본문 바로가기
코딩 연습/코딩배우기

파이썬 웹 크롤링(Web Crawling) 알아보기 #10

by good4me 2020. 11. 14.

goodthings4me.tistory.com

■ 파이썬 크롤링 실습 - 네이버 웹툰

requests, BeautifulSoup로 네이버 웹툰(m.comic.naver.com)  목록 크롤링 후 urllib, os, datetime 모듈로 디렉토리와 파일 이름을 다시 만들어서 이미지 저장해보기

다운로드 받을 네이버 웹툰 클릭 후,

전체 url(get_url)에서 파라미터 부분을 각각 분리하여 url과 params dict로 만든다.

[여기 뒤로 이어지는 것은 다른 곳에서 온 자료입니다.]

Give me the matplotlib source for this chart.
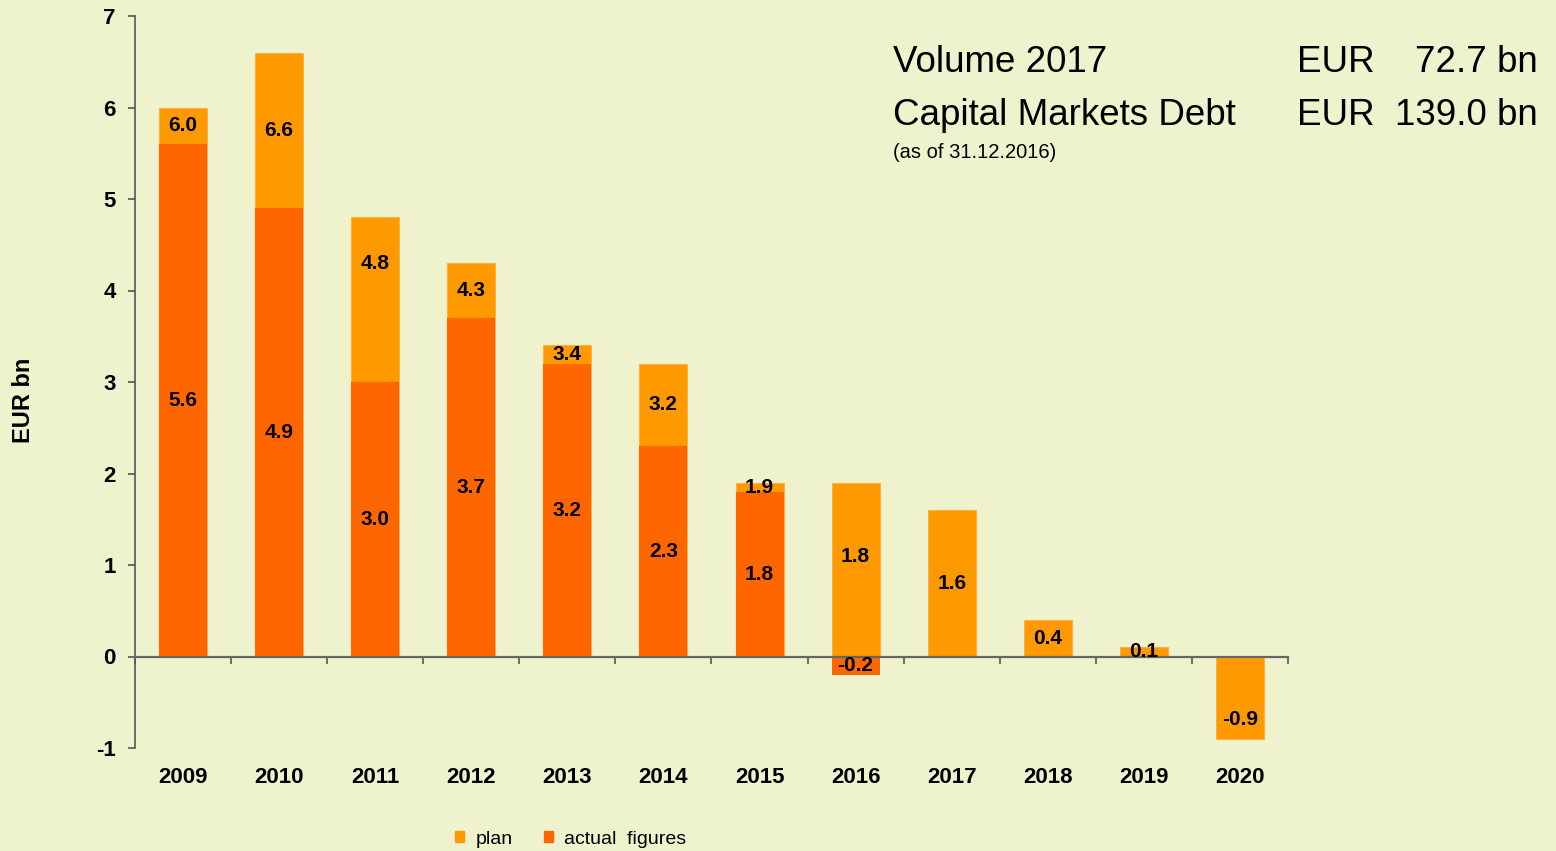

requests.get()과 soup.select()로 a_tag_list(리스트)를 생성한다.
* soup.select()의 type은 리스트임
* tag.select()에서 detail.nhn은 점(.) 이스케이프 처리

완전한 url을 위해 urljoin()으로 url과 <a href>를 합친다

제목을 추출하기 위해 각 a_tag에서 find()로 class 속성 name을 찾는다

이미지 url을 리스트(ep_url_list)에 추가
import requests
from bs4 import BeautifulSoup
from urllib.parse import urljoin
import os
from datetime import datetime

url = 'https://m.comic.naver.com/webtoon/list.nhn'
params = {
    'titleId': 746858,  # 이번 생도 잘 부탁
    'sortOrder': 'ASC',
}

html = requests.get(url, params = params).text
soup = BeautifulSoup(html, 'html.parser')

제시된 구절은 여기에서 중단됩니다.